The hours are long, and the work is taxing, back breaking and at times grueling. Some days, members of IFAW’s team are relieved by colleagues from marine organizations as far away as Virginia. But most days local people, including numerous volunteers, spend hours slogging through mud carrying stretchers bearing 250-pound dolphins. The day can start with a morning stranding bayside in Brewster and end after dark with a release in open waters off Herring Cove Beach in Provincetown.
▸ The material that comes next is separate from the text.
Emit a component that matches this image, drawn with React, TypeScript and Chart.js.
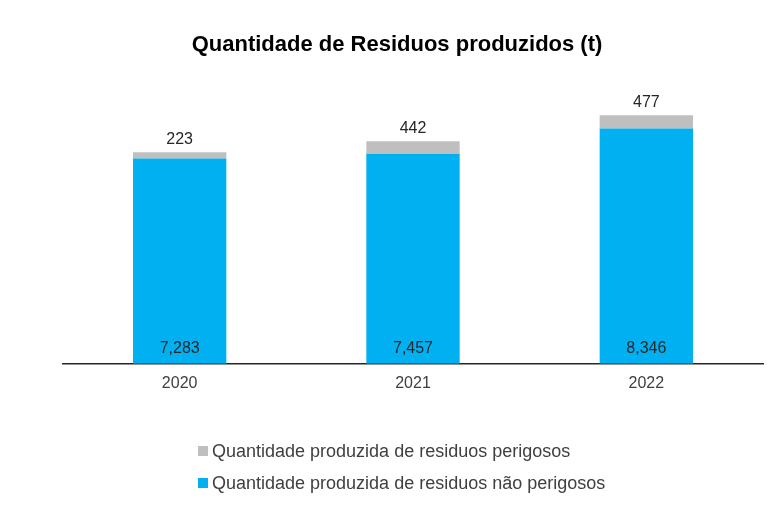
import React, { useEffect, useRef } from "react";
import { Chart, registerables } from "chart.js";

Chart.register(...registerables);

const TITLE = "Quantidade de Residuos produzidos (t)";
const YEARS = ["2020", "2021", "2022"];
const NAO_PERIGOSOS = [7283, 7457, 8346];
const PERIGOSOS = [223, 442, 477];
const LABEL_PERIGOSOS = "Quantidade produzida de residuos perigosos";
const LABEL_NAO_PERIGOSOS = "Quantidade produzida de residuos não perigosos";
const BLUE = "#00B0F0";
const GRAY = "#BFBFBF";
const FONT = "'Liberation Sans', Arial, sans-serif";

const fmt = (v: number) => v.toLocaleString("en-US");

const customPlugin = {
  id: "custom",
  afterDatasetsDraw(chart: any) {
    const ctx = chart.ctx;
    const base = chart.chartArea.bottom;
    ctx.save();
    ctx.font = `16px ${FONT}`;
    ctx.fillStyle = "#262626";
    ctx.textAlign = "center";
    ctx.textBaseline = "middle";
    chart.getDatasetMeta(0).data.forEach((bar: any, i: number) => {
      ctx.fillText(fmt(NAO_PERIGOSOS[i]), bar.x, base - 15);
    });
    chart.getDatasetMeta(1).data.forEach((bar: any, i: number) => {
      ctx.fillText(fmt(PERIGOSOS[i]), bar.x, bar.y - 13);
    });
    ctx.restore();
  },
  afterDraw(chart: any) {
    const ctx = chart.ctx;
    ctx.save();
    // title
    ctx.font = `bold 22px ${FONT}`;
    ctx.fillStyle = "#000000";
    ctx.textAlign = "center";
    ctx.textBaseline = "middle";
    ctx.fillText(TITLE, 397, 45);
    // legend
    const items = [
      { label: LABEL_PERIGOSOS, color: GRAY, y: 451 },
      { label: LABEL_NAO_PERIGOSOS, color: BLUE, y: 483 },
    ];
    ctx.font = `18px ${FONT}`;
    ctx.textAlign = "left";
    items.forEach((it) => {
      ctx.fillStyle = it.color;
      ctx.fillRect(198, it.y - 5, 10, 10);
      ctx.fillStyle = "#404040";
      ctx.fillText(it.label, 212, it.y + 1);
    });
    ctx.restore();
  },
};

export default function App() {
  const ref = useRef<HTMLCanvasElement>(null);
  useEffect(() => {
    if (!ref.current) return;
    const chart = new Chart(ref.current, {
      type: "bar",
      data: {
        labels: YEARS,
        datasets: [
          {
            label: LABEL_NAO_PERIGOSOS,
            data: NAO_PERIGOSOS,
            backgroundColor: BLUE,
            barPercentage: 0.4,
            categoryPercentage: 1,
          },
          {
            label: LABEL_PERIGOSOS,
            data: PERIGOSOS,
            backgroundColor: GRAY,
            barPercentage: 0.4,
            categoryPercentage: 1,
          },
        ],
      },
      options: {
        responsive: false,
        animation: false,
        layout: { padding: { top: 82, bottom: 113, left: 63, right: 11 } },
        plugins: {
          legend: { display: false },
          title: { display: false },
          tooltip: { enabled: false },
        },
        scales: {
          x: {
            stacked: true,
            grid: { display: false },
            border: { display: true, color: "#262626", width: 1.5 },
            ticks: {
              color: "#404040",
              font: { family: FONT, size: 16 },
              padding: 2,
            },
          },
          y: {
            stacked: true,
            display: false,
            min: 0,
            max: 10000,
          },
        },
      },
      plugins: [customPlugin],
    });
    return () => chart.destroy();
  }, []);
  return (
    <div style={{ position: "absolute", left: 0, top: 0, width: 774, height: 508, background: "#fff" }}>
      <canvas ref={ref} width={774} height={508} />
    </div>
  );
}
But the reward can be big. On Valentine’s Day, 11 dolphins stranded near Chequessett Neck in Wellfleet and 10 survived. Rescuers decided to wait for the tide to come in and try to herd the survivors back out rather than move the dolphins on stretchers across mud to a trailer nearly a mile away, then set them free in outer waters. Volunteer Holly Kuhn, who is also a Bourne firefighter, was there that day and waded in with the creatures as the tide rolled in.
“Once they did start swimming, we had 10 dolphins swimming around us,” Kuhn recounts. “They were like little kids. They were more relaxed at that point. . .One of them started swimming off in the wrong direction and Katie started chasing him like a little kid.”
“The change in behavior was remarkable because the dolphins went from being stressed out and stuck in the mud, and as they became buoyant again they started letting out these chirps,” she says. “It was a complete change in behavior and mood.” It was a scene deserving of a snapshot.